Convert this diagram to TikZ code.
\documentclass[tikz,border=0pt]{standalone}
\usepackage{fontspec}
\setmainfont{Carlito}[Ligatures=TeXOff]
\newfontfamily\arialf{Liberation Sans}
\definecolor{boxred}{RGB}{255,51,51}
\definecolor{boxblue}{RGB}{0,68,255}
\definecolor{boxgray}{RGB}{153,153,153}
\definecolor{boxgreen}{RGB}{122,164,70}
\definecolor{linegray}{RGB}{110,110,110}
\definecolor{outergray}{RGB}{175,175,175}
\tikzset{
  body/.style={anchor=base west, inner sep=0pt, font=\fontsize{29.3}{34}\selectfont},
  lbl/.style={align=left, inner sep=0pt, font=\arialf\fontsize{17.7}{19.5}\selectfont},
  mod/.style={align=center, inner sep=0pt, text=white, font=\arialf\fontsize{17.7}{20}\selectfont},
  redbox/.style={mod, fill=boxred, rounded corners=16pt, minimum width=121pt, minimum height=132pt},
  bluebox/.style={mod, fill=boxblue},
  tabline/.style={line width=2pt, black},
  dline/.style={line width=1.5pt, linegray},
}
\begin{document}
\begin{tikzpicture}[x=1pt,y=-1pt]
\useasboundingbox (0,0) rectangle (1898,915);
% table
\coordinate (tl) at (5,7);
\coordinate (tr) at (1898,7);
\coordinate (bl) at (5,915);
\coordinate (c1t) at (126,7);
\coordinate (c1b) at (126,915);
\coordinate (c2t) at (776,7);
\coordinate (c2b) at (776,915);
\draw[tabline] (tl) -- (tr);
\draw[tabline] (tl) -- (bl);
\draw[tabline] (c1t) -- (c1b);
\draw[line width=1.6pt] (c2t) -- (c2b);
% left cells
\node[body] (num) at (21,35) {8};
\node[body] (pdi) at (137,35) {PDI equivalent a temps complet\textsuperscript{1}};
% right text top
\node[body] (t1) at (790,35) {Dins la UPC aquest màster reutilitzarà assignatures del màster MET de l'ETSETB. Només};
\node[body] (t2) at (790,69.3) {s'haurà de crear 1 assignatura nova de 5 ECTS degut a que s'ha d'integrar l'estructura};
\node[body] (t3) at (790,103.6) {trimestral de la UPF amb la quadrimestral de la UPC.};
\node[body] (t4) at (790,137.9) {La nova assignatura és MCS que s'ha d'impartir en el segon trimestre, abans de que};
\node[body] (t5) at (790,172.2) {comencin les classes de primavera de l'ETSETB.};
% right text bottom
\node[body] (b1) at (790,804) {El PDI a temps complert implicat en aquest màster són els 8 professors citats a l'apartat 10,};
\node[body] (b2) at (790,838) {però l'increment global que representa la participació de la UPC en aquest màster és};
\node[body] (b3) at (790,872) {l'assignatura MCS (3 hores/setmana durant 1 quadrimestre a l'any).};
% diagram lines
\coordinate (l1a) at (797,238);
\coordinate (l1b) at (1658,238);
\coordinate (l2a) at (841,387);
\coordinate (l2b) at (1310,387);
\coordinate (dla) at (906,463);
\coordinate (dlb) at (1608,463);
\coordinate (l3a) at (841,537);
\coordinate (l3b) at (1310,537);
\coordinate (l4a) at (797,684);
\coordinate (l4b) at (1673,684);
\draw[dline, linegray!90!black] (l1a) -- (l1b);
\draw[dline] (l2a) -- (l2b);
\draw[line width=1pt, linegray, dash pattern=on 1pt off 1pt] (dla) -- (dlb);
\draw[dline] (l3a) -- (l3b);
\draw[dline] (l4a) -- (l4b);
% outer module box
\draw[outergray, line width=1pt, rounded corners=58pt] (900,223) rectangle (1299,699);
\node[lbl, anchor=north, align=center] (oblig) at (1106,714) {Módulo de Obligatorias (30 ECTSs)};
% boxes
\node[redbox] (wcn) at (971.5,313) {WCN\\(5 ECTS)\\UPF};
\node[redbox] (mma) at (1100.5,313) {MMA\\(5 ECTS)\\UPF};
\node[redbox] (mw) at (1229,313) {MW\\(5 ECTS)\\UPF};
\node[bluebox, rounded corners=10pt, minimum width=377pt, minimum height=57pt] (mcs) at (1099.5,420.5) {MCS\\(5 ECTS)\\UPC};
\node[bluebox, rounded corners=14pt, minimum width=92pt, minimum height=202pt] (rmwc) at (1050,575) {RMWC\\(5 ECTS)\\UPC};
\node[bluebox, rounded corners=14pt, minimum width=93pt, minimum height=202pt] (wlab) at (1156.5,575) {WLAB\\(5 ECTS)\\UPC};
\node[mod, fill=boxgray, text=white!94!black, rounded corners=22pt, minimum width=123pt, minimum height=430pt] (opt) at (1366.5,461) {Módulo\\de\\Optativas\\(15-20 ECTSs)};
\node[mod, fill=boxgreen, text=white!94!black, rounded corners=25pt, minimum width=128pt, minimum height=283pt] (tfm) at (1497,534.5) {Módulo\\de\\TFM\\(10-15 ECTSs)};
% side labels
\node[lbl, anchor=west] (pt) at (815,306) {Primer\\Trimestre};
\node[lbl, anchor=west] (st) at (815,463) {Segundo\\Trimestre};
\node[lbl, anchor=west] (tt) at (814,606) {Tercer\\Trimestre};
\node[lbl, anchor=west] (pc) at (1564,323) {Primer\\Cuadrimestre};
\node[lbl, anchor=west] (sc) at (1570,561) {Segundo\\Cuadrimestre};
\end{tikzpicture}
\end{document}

--

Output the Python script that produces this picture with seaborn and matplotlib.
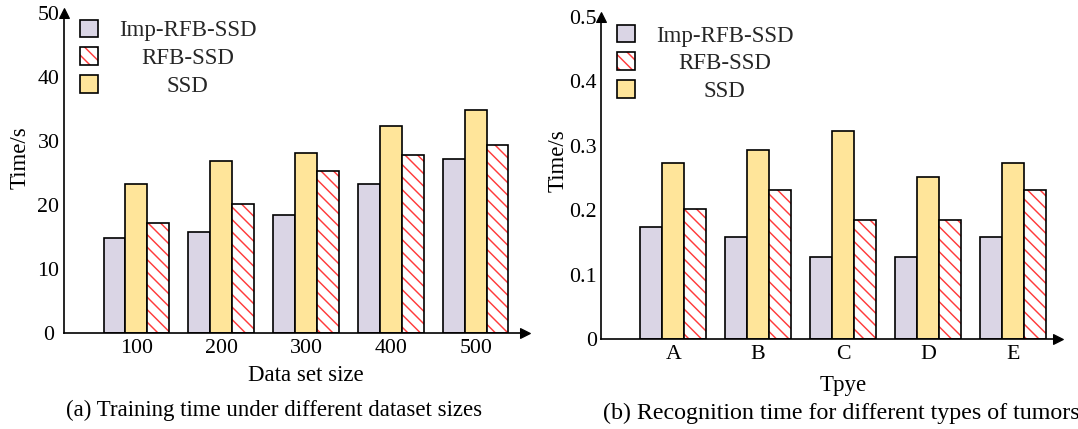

...

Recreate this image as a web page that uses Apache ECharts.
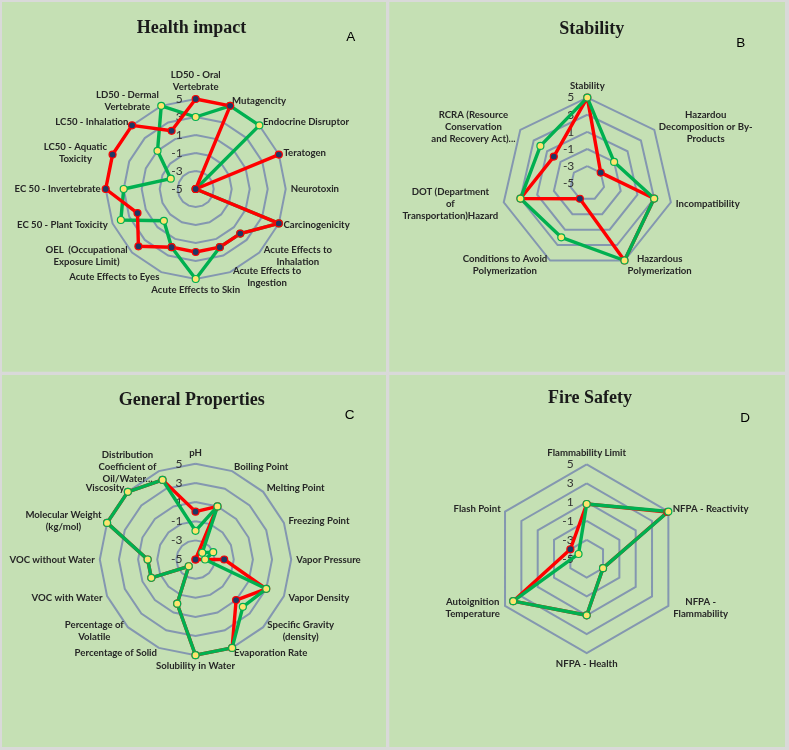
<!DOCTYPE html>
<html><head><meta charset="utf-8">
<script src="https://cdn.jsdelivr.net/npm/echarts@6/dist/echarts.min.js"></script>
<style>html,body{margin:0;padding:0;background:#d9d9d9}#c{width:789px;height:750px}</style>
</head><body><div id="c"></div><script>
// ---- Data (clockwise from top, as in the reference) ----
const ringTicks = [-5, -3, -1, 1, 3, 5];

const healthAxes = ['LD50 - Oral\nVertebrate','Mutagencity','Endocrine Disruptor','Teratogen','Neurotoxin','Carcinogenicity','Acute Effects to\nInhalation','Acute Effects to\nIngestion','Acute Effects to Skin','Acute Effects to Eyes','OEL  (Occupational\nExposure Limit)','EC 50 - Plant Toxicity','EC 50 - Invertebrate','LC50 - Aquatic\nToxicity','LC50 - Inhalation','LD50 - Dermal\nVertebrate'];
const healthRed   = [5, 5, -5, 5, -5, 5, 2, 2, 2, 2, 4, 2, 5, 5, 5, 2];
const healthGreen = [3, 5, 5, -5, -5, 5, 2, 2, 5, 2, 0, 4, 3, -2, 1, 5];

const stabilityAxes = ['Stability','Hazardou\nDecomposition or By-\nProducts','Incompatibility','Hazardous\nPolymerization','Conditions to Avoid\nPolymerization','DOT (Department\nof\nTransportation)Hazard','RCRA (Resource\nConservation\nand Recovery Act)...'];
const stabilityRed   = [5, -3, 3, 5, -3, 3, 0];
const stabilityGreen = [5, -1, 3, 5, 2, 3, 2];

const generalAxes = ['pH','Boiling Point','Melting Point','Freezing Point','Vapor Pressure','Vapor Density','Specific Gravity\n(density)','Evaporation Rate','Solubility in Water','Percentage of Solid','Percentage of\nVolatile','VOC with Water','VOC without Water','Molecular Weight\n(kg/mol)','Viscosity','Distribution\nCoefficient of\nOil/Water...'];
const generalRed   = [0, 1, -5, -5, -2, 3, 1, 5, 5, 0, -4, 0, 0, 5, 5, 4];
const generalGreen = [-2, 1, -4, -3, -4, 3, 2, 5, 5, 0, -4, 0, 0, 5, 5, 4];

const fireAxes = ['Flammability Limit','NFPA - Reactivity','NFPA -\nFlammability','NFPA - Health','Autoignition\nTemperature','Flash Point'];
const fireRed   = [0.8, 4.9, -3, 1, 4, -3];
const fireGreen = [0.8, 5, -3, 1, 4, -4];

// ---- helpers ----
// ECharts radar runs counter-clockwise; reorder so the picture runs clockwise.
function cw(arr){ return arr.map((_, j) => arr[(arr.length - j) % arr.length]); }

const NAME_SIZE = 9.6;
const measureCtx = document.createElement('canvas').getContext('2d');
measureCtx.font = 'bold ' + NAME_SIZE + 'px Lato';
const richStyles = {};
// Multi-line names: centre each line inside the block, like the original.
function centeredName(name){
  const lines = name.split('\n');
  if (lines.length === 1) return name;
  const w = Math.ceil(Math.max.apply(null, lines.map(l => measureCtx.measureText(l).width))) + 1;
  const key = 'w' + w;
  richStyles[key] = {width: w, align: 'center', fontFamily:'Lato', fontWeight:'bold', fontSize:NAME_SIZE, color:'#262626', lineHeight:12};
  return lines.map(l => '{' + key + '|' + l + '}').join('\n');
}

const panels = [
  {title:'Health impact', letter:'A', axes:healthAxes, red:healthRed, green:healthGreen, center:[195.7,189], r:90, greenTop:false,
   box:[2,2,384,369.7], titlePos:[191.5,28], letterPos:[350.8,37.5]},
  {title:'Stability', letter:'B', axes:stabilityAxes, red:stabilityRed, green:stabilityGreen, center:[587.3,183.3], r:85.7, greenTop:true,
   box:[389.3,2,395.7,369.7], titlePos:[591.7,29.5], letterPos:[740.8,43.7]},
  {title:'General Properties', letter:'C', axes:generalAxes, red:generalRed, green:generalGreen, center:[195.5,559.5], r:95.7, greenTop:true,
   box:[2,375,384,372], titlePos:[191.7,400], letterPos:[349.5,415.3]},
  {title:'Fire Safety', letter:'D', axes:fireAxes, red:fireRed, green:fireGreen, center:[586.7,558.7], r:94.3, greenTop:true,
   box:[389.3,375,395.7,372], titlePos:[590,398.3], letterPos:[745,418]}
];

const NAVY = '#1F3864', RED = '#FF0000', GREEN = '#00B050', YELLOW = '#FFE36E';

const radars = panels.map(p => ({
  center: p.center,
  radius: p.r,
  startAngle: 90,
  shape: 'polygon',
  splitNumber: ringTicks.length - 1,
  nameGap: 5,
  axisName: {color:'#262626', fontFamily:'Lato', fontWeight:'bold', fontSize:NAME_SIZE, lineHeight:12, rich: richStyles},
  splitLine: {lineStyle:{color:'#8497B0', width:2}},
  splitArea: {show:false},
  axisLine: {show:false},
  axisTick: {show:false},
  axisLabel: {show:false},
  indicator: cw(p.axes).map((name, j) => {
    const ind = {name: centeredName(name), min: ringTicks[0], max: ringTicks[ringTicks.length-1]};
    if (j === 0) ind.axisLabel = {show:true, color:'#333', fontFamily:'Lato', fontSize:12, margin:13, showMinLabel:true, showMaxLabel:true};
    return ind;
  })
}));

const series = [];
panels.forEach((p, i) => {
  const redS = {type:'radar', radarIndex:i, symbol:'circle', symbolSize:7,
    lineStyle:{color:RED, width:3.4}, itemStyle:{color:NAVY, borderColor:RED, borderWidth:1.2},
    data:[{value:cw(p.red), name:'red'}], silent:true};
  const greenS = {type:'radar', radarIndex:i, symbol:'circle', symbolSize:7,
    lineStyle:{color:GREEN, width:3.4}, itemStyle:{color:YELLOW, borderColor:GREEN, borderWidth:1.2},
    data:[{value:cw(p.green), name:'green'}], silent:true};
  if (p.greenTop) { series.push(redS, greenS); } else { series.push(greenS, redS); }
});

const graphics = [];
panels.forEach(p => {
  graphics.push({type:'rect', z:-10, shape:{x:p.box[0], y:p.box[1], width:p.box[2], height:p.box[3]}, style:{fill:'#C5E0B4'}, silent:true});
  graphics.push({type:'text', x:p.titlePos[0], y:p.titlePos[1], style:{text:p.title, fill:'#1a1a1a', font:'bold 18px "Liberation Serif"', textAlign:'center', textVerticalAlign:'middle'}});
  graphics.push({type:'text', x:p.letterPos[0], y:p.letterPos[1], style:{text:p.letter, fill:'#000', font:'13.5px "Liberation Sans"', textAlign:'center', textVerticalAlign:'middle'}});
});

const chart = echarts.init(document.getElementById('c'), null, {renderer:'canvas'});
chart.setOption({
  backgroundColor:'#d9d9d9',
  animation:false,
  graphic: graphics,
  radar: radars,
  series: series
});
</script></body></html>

Goal: In the entries above, how many lines hold the word "with"? State the number and nothing else.

Expected answer: 2